To remove large files from your Git history, you can use the `git filter-repo` command, which rewrites the repository's history by removing specified files or paths.
Here’s a code snippet for doing so:
git filter-repo --path <large-file-path> --invert-paths
Make sure to replace `<large-file-path>` with the path of the file you want to remove.
Understanding Git History
What is Git History?
In Git, history refers to the record of all the commits made to a repository. Each commit serves as a snapshot of your project at a certain point in time. This history is essential for collaboration and tracking changes, but it can become problematic when large files are included.
Why Large Files Can Be Problematic
Large files can lead to multiple challenges within your Git repository. First and foremost, they significantly impact the overall size of the repository, making cloning and pushing slow and cumbersome. Over time, accumulation of large files can degrade performance, thus complicating collaboration among team members. To address these issues, it’s crucial to know how to remove large files from your Git history properly.
Identifying Large Files in Your Repository
Using Git Command to Find Large Files
Before you can remove large files from history, you need to identify them within your repository. You can accomplish this using a simple Git command that lists the largest files.
To find the largest files, run the following command:
git rev-list --objects --all | git cat-file --batch-check='%(objecttype) %(rest) %(size)' | grep '^blob' | sort -k3 -n -r | head -n 10
This command works by generating a list of all objects in the repository, checking their sizes, and displaying the largest ones.
Tools for Analysis
In addition to using Git commands, consider leveraging tools like Git Large File Storage (LFS) for tracking large files. These tools help manage large binaries and allow you to work on your projects more efficiently.

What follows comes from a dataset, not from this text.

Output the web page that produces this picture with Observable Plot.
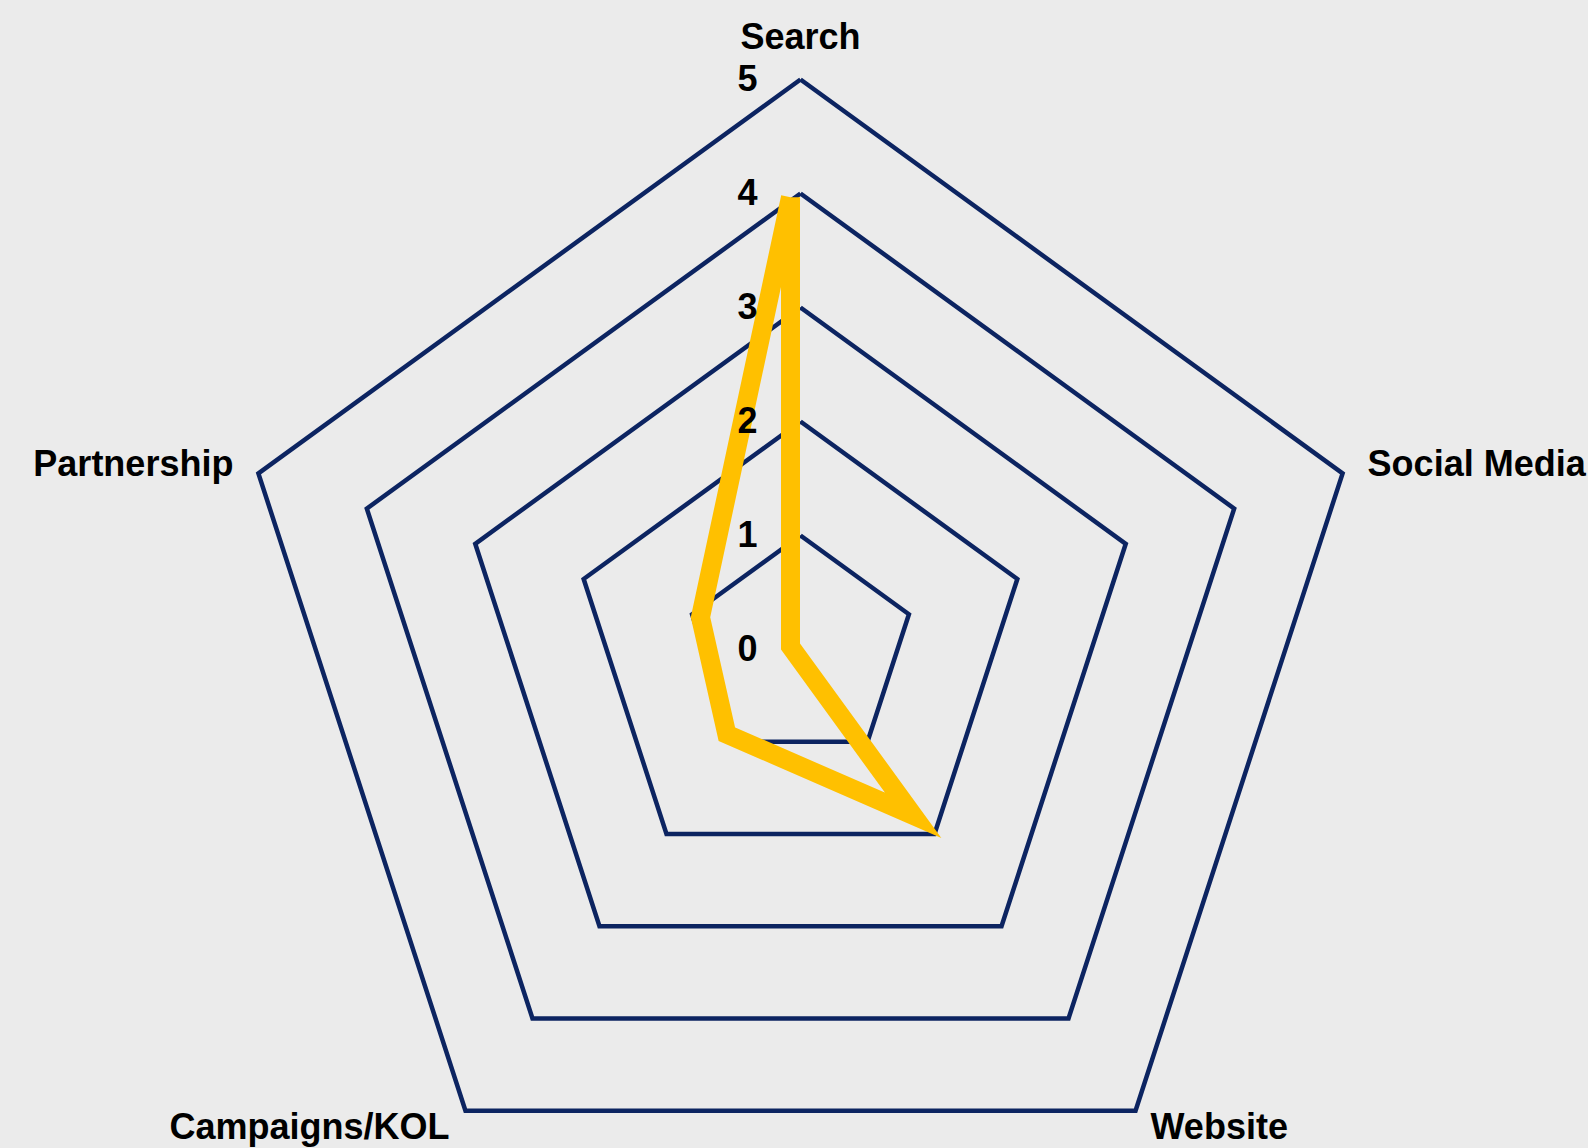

Removing Large Files from Git History
Preparing Your Repository
Before making any changes, it's essential to create a backup of your repository. This ensures that you can restore your project in case something goes wrong during the cleanup process. You might also want to clone the repository to have a separate working copy for safety.
Using Git Filter-Branch
Git filter-branch is a powerful tool that allows you to rewrite history in your Git repository, including removing large files. This command can modify commits and remove specified files from your repository's history.
The basic structure of the command is as follows:
git filter-branch --index-filter 'git rm --cached --ignore-unmatch path/to/largefile' HEAD
Understanding the Command Components
- `git filter-branch`: Invokes the history rewriting tool.
- `--index-filter`: Specifies that the command should modify the index (staging area).
- `'git rm --cached --ignore-unmatch path/to/largefile'`: This part tells Git what to remove. The `--cached` option ensures that the file is removed from history but remains on your file system, while `--ignore-unmatch` prevents errors if the specified file does not exist in some commits.
- `HEAD`: Signifies that the command should apply to the current branch.
Using BFG Repo-Cleaner
For those who want a more straightforward and faster option, BFG Repo-Cleaner is an excellent alternative to `git filter-branch`. It’s specifically designed for cleaning up repositories.
To get started, follow the installation steps from the official BFG documentation. After installation, you can easily remove large files with a command like:
bfg --delete-files largefile.zip
This command simplifies the process of large file removal and is often faster, especially for larger repositories.
Finalizing the Removal Process
Cleaning up References
Once you have removed the large files, it's essential to clean up any lingering references to ensure that the files are no longer referenced in your Git history. To do this, run the following commands:
git reflog expire --expire=now --all
git gc --prune=now --aggressive
- `git reflog expire --expire=now --all`: This command expires all reflog entries, removing commits in history.
- `git gc --prune=now --aggressive`: This command performs garbage collection and aggressively cleans the repository, removing unnecessary files and optimizing the repository space.
Checking Repository Size
To verify the space that has been freed up, you can check the repository size using:
git count-objects -vH
This command gives you a high-level overview of the objects in your repository and provides insight into how much space has been reclaimed.
Best Practices for Managing Large Files
Avoiding Large Files in Future Commits
To prevent the proliferation of large files in the future, utilize .gitignore effectively. This file directs Git to ignore specified paths and avoid tracking them in the repository. Additionally, consider using Git LFS to manage large files more effectively, automatically handling large binaries.
Regular Maintenance Tips
Maintaining a clean Git repository requires routine checks. Periodically run cleanup commands and audits to ensure large files are not introduced. Implementing hooks can also help prevent large files from being committed to the repository in the first place.
Conclusion
Recapping the key points, removing large files from your Git history is essential for maintaining an efficient and functional repository. By identifying large files, utilizing tools like `git filter-branch` or BFG Repo-Cleaner, and implementing best practices, you can ensure your development workflow remains smooth. Efficient management will not only improve your repository's performance but also enhance collaboration among your team. Implement these strategies and take your Git skills to the next level!